Acton dive-under competed
The new dive-under at Acton, part of the Crossrail construction programme, is now structurally complete. When opened early next year it will allow Paddington-bound passenger services to pass under the slower freight trains. Electric overhead wires and signals will now be installed and the first test trains will use the dive-under at the end of this year.

Dover repairs ahead of schedule
Network Rail has confirmed that the £39.8m project to rebuild the damaged line between Folkestone and Dover will be completed this autumn, ahead of schedule. Engineers are future proofing the vulnerable section of line, which ran along the top of the sea wall, by building a new 235 metre-long viaduct supported by 134 concrete columns to securely carry the track.

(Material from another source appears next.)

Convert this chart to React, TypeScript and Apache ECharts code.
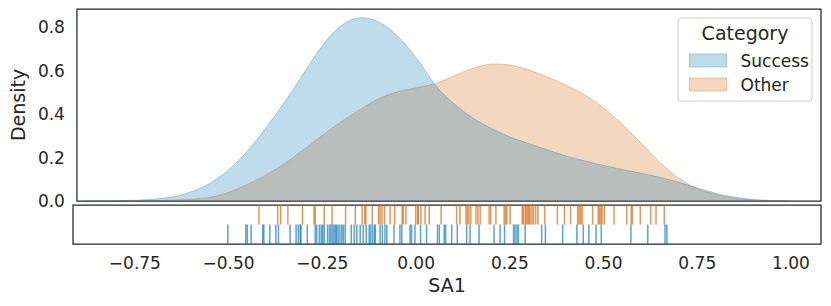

Crossrail’s green credentials
Highlights from Crossrail’s latest sustainability report include: 84% of construction machinery fitted with pollutant reducing emission controls; 98% of excavated material beneficially reused; 573 apprenticeships created on the project, almost 50% more than the original target; over 15,000 people trained at the Tunnelling and Underground Construction Academy in Ilford.

£1bn rail vision for north west
A cross-border alliance of business, political and public sector leaders are campaigning to secure £1bn of rail improvements linking North Wales, Cheshire and the Wirral with the planned HS2 line between London and the North of England. These include electrification of the line from Crewe to North Wales, new rolling stock, new and more frequent services and station improvements.